• _Goal_
Retype the data that follows line by line, exactly, and leave its pictures out.

• _Source material_
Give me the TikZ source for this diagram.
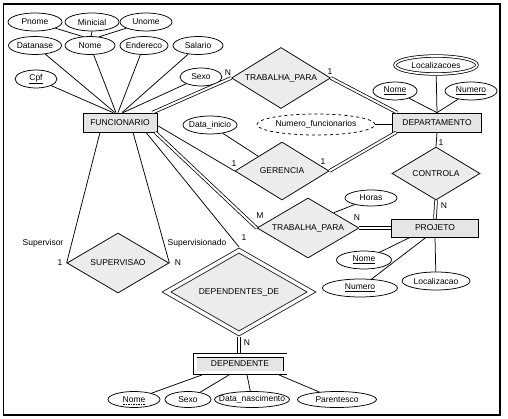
\documentclass[tikz,border=0pt]{standalone}
\usepackage{fontspec}
\setmainfont{Liberation Sans}
\usetikzlibrary{shapes.geometric}
\newcommand{\etxt}[1]{\makebox[0pt]{#1}}

\begin{document}
\begin{tikzpicture}[x=1pt,y=1pt,line width=0.75pt]
\tikzstyle{every node}+=[inner sep=0pt,font=\fontsize{8.5}{10}\selectfont]
\tikzstyle{attr}=[draw,ellipse,fill=white,minimum height=18pt]
\tikzstyle{entity}=[draw,rectangle,fill=gray!20,minimum height=19pt]
\tikzstyle{rel}=[draw,diamond,fill=gray!15,aspect=1.7]
\tikzstyle{totalline}=[double,double distance=2pt]
\useasboundingbox (0,0) rectangle (508,-419);
\draw [line width=1.2pt] (3.5,-4) rectangle (500,-415);
\node [attr,minimum width=54pt] (pnome) at (35,-22) {\etxt{Pnome}};
\node [attr,minimum width=54pt] (minicial) at (92,-22) {\etxt{Minicial}};
\node [attr,minimum width=52pt] (unome) at (146,-22) {\etxt{Unome}};
\node [attr,minimum width=53pt] (datanase) at (35,-45.5) {\etxt{Datanase}};
\node [attr,minimum width=50pt] (nomef) at (90,-45.5) {\etxt{Nome}};
\node [attr,minimum width=48pt] (endereco) at (144,-45.5) {\etxt{Endereco}};
\node [attr,minimum width=50pt] (salario) at (198,-45.5) {\etxt{Salario}};
\node [attr,minimum width=42pt] (cpf) at (36,-79) {\etxt{\underline{Cpf}}};
\node [attr,minimum width=42pt] (sexo) at (201,-77) {\etxt{Sexo}};
\node [entity,minimum width=74pt] (func) at (120,-122.5) {FUNCIONARIO};
\node [rel,minimum width=99pt,minimum height=61pt] (trab1) at (281,-78) {TRABALHA\_PARA};
\node [attr,double,double distance=1.8pt,outer sep=1.6pt,minimum width=82pt] (locs) at (436,-65) {\etxt{Localizacoes}};
\node [attr,minimum width=44pt] (nomed) at (395,-91) {\etxt{\underline{Nome}}};
\node [attr,minimum width=52pt] (numerod) at (471,-91) {\etxt{\underline{Numero}}};
\node [entity,minimum width=89pt] (dept) at (437,-122.5) {DEPARTAMENTO};
\node [attr,minimum width=54pt] (dtini) at (210,-125) {\etxt{Data\_inicio}};
\node [attr,dashed,minimum width=118pt,minimum height=21pt] (numfunc) at (316,-124.5) {\etxt{Numero\_funcionarios}};
\node [rel,minimum width=94pt,minimum height=58pt] (ger) at (282,-171) {GERENCIA};
\node [rel,minimum width=88pt,minimum height=53pt] (contr) at (436,-173.5) {CONTROLA};
\node [rel,minimum width=102pt,minimum height=60pt] (trab2) at (308,-228) {TRABALHA\_PARA};
\node [attr,minimum width=52pt,minimum height=16pt] (horas) at (371,-198) {\etxt{Horas}};
\node [entity,minimum width=87pt,minimum height=18pt] (proj) at (435,-228) {PROJETO};
\node [attr,minimum width=55pt] (nomep) at (364,-260) {\etxt{\underline{Nome}}};
\node [attr,minimum width=75pt] (numerop) at (360,-288) {\etxt{\underline{Numero}}};
\node [attr,minimum width=68pt] (localiz) at (436,-281) {\etxt{Localizacao}};
\node [rel,minimum width=102pt,minimum height=60pt] (superv) at (118,-263) {SUPERVISAO};
\node [rel,double,double distance=3.5pt,outer sep=2.5pt,minimum width=147pt,minimum height=85pt] (depde) at (239,-292) {DEPENDENTES\_DE};
\node [entity,double,double distance=3pt,outer sep=2.2pt,minimum width=90pt,minimum height=17.5pt] (dep) at (240,-364) {DEPENDENTE};
\node [attr,minimum width=52pt,minimum height=16pt] (nomedep) at (134,-399.5) {\etxt{Nome}};
\draw [dashed,dash pattern=on 1.5pt off 1pt,line width=0.4pt] ([xshift=-11pt,yshift=-4.5pt]nomedep.center) -- ([xshift=11pt,yshift=-4.5pt]nomedep.center);
\node [attr,minimum width=46pt,minimum height=16pt] (sexodep) at (188,-399.5) {\etxt{Sexo}};
\node [attr,minimum width=75pt,minimum height=16pt] (dtnasc) at (252,-399.5) {\etxt{Data\_nascimento}};
\node [attr,minimum width=79pt,minimum height=16pt] (parent) at (337,-399.5) {\etxt{Parentesco}};
\draw (pnome) -- ([xshift=-7pt,yshift=-0.5pt]nomef.north);
\draw (minicial.south) -- ([xshift=1pt]nomef.north);
\draw (unome) -- ([xshift=9pt,yshift=-0.7pt]nomef.north);
\draw (cpf) -- ([xshift=-7pt]func.north);
\draw (datanase) -- ([xshift=-5pt]func.north);
\draw (nomef) -- ([xshift=-4pt]func.north);
\draw (endereco) -- ([xshift=-2pt]func.north);
\draw (salario) -- ([xshift=2pt]func.north);
\draw (sexo) -- ([xshift=3pt]func.north);
\draw [totalline] ([xshift=-5pt]func.north east) -- (trab1.west);
\draw [totalline] (trab1.east) -- ([xshift=5pt]dept.north west);
\draw ([yshift=-3pt]func.east) -- (ger.west);
\draw [totalline] (ger.east) -- ([xshift=4pt]dept.south west);
\draw (dtini) -- (ger.north west);
\draw (numfunc.east) -- (numfunc.east -| dept.west);
\draw (locs) -- (dept.north);
\draw (nomed) -- (dept.north);
\draw (numerod) -- (dept.north);
\draw (dept.south) -- (contr.north);
\draw [totalline] (contr.south) -- (proj.north);
\draw [totalline] ([xshift=-2pt]func.south east) -- (trab2.west);
\draw [totalline] (trab2.east) -- (proj.west);
\draw (horas) -- (trab2.north east);
\draw ([xshift=-25pt]proj.south) -- (nomep);
\draw ([xshift=-9pt]proj.south) -- (numerop);
\draw (proj.south) -- (localiz);
\draw ([xshift=-20pt]func.south) -- (superv.west);
\draw ([xshift=13pt]func.south) -- (superv.east);
\draw ([xshift=26pt]func.south) -- (depde.north);
\draw [totalline] (depde.south) -- (depde.south |- dep.north);
\draw ([xshift=-38pt]dep.south) -- (nomedep);
\draw ([xshift=-11pt]dep.south) -- (sexodep);
\draw ([xshift=7pt]dep.south) -- (dtnasc);
\draw ([xshift=39pt]dep.south) -- (parent);
\node (ctrab1a) at (228,-73) {N};
\node (ctrab1b) at (330,-72) {1};
\node (cgera) at (234,-164) {1};
\node (cgerb) at (323,-162) {1};
\node (ccontra) at (441,-143) {1};
\node (ccontrb) at (444,-206) {N};
\node (ctrab2a) at (260,-216) {M};
\node (ctrab2b) at (357,-218) {N};
\node (csupa) at (60,-263) {1};
\node (csupb) at (178,-263) {N};
\node (rsupa) at (43,-243) {Supervisor};
\node (rsupb) at (197,-243) {Supervisionado};
\node (cdepa) at (244,-238) {1};
\node (cdepb) at (247,-343) {N};
\end{tikzpicture}
\end{document}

• _Problem solution_
Give me the TikZ source for this diagram.
\documentclass[tikz,border=0pt]{standalone}
\usepackage{fontspec}
\setmainfont{Liberation Sans}
\usetikzlibrary{shapes.geometric}
\newcommand{\etxt}[1]{\makebox[0pt]{#1}}

\begin{document}
\begin{tikzpicture}[x=1pt,y=1pt,line width=0.75pt]
\tikzstyle{every node}+=[inner sep=0pt,font=\fontsize{8.5}{10}\selectfont]
\tikzstyle{attr}=[draw,ellipse,fill=white,minimum height=18pt]
\tikzstyle{entity}=[draw,rectangle,fill=gray!20,minimum height=19pt]
\tikzstyle{rel}=[draw,diamond,fill=gray!15,aspect=1.7]
\tikzstyle{totalline}=[double,double distance=2pt]
\useasboundingbox (0,0) rectangle (508,-419);
\draw [line width=1.2pt] (3.5,-4) rectangle (500,-415);
\node [attr,minimum width=54pt] (pnome) at (35,-22) {\etxt{Pnome}};
\node [attr,minimum width=54pt] (minicial) at (92,-22) {\etxt{Minicial}};
\node [attr,minimum width=52pt] (unome) at (146,-22) {\etxt{Unome}};
\node [attr,minimum width=53pt] (datanase) at (35,-45.5) {\etxt{Datanase}};
\node [attr,minimum width=50pt] (nomef) at (90,-45.5) {\etxt{Nome}};
\node [attr,minimum width=48pt] (endereco) at (144,-45.5) {\etxt{Endereco}};
\node [attr,minimum width=50pt] (salario) at (198,-45.5) {\etxt{Salario}};
\node [attr,minimum width=42pt] (cpf) at (36,-79) {\etxt{\underline{Cpf}}};
\node [attr,minimum width=42pt] (sexo) at (201,-77) {\etxt{Sexo}};
\node [entity,minimum width=74pt] (func) at (120,-122.5) {FUNCIONARIO};
\node [rel,minimum width=99pt,minimum height=61pt] (trab1) at (281,-78) {TRABALHA\_PARA};
\node [attr,double,double distance=1.8pt,outer sep=1.6pt,minimum width=82pt] (locs) at (436,-65) {\etxt{Localizacoes}};
\node [attr,minimum width=44pt] (nomed) at (395,-91) {\etxt{\underline{Nome}}};
\node [attr,minimum width=52pt] (numerod) at (471,-91) {\etxt{\underline{Numero}}};
\node [entity,minimum width=89pt] (dept) at (437,-122.5) {DEPARTAMENTO};
\node [attr,minimum width=54pt] (dtini) at (210,-125) {\etxt{Data\_inicio}};
\node [attr,dashed,minimum width=118pt,minimum height=21pt] (numfunc) at (316,-124.5) {\etxt{Numero\_funcionarios}};
\node [rel,minimum width=94pt,minimum height=58pt] (ger) at (282,-171) {GERENCIA};
\node [rel,minimum width=88pt,minimum height=53pt] (contr) at (436,-173.5) {CONTROLA};
\node [rel,minimum width=102pt,minimum height=60pt] (trab2) at (308,-228) {TRABALHA\_PARA};
\node [attr,minimum width=52pt,minimum height=16pt] (horas) at (371,-198) {\etxt{Horas}};
\node [entity,minimum width=87pt,minimum height=18pt] (proj) at (435,-228) {PROJETO};
\node [attr,minimum width=55pt] (nomep) at (364,-260) {\etxt{\underline{Nome}}};
\node [attr,minimum width=75pt] (numerop) at (360,-288) {\etxt{\underline{Numero}}};
\node [attr,minimum width=68pt] (localiz) at (436,-281) {\etxt{Localizacao}};
\node [rel,minimum width=102pt,minimum height=60pt] (superv) at (118,-263) {SUPERVISAO};
\node [rel,double,double distance=3.5pt,outer sep=2.5pt,minimum width=147pt,minimum height=85pt] (depde) at (239,-292) {DEPENDENTES\_DE};
\node [entity,double,double distance=3pt,outer sep=2.2pt,minimum width=90pt,minimum height=17.5pt] (dep) at (240,-364) {DEPENDENTE};
\node [attr,minimum width=52pt,minimum height=16pt] (nomedep) at (134,-399.5) {\etxt{Nome}};
\draw [dashed,dash pattern=on 1.5pt off 1pt,line width=0.4pt] ([xshift=-11pt,yshift=-4.5pt]nomedep.center) -- ([xshift=11pt,yshift=-4.5pt]nomedep.center);
\node [attr,minimum width=46pt,minimum height=16pt] (sexodep) at (188,-399.5) {\etxt{Sexo}};
\node [attr,minimum width=75pt,minimum height=16pt] (dtnasc) at (252,-399.5) {\etxt{Data\_nascimento}};
\node [attr,minimum width=79pt,minimum height=16pt] (parent) at (337,-399.5) {\etxt{Parentesco}};
\draw (pnome) -- ([xshift=-7pt,yshift=-0.5pt]nomef.north);
\draw (minicial.south) -- ([xshift=1pt]nomef.north);
\draw (unome) -- ([xshift=9pt,yshift=-0.7pt]nomef.north);
\draw (cpf) -- ([xshift=-7pt]func.north);
\draw (datanase) -- ([xshift=-5pt]func.north);
\draw (nomef) -- ([xshift=-4pt]func.north);
\draw (endereco) -- ([xshift=-2pt]func.north);
\draw (salario) -- ([xshift=2pt]func.north);
\draw (sexo) -- ([xshift=3pt]func.north);
\draw [totalline] ([xshift=-5pt]func.north east) -- (trab1.west);
\draw [totalline] (trab1.east) -- ([xshift=5pt]dept.north west);
\draw ([yshift=-3pt]func.east) -- (ger.west);
\draw [totalline] (ger.east) -- ([xshift=4pt]dept.south west);
\draw (dtini) -- (ger.north west);
\draw (numfunc.east) -- (numfunc.east -| dept.west);
\draw (locs) -- (dept.north);
\draw (nomed) -- (dept.north);
\draw (numerod) -- (dept.north);
\draw (dept.south) -- (contr.north);
\draw [totalline] (contr.south) -- (proj.north);
\draw [totalline] ([xshift=-2pt]func.south east) -- (trab2.west);
\draw [totalline] (trab2.east) -- (proj.west);
\draw (horas) -- (trab2.north east);
\draw ([xshift=-25pt]proj.south) -- (nomep);
\draw ([xshift=-9pt]proj.south) -- (numerop);
\draw (proj.south) -- (localiz);
\draw ([xshift=-20pt]func.south) -- (superv.west);
\draw ([xshift=13pt]func.south) -- (superv.east);
\draw ([xshift=26pt]func.south) -- (depde.north);
\draw [totalline] (depde.south) -- (depde.south |- dep.north);
\draw ([xshift=-38pt]dep.south) -- (nomedep);
\draw ([xshift=-11pt]dep.south) -- (sexodep);
\draw ([xshift=7pt]dep.south) -- (dtnasc);
\draw ([xshift=39pt]dep.south) -- (parent);
\node (ctrab1a) at (228,-73) {N};
\node (ctrab1b) at (330,-72) {1};
\node (cgera) at (234,-164) {1};
\node (cgerb) at (323,-162) {1};
\node (ccontra) at (441,-143) {1};
\node (ccontrb) at (444,-206) {N};
\node (ctrab2a) at (260,-216) {M};
\node (ctrab2b) at (357,-218) {N};
\node (csupa) at (60,-263) {1};
\node (csupb) at (178,-263) {N};
\node (rsupa) at (43,-243) {Supervisor};
\node (rsupb) at (197,-243) {Supervisionado};
\node (cdepa) at (244,-238) {1};
\node (cdepb) at (247,-343) {N};
\end{tikzpicture}
\end{document}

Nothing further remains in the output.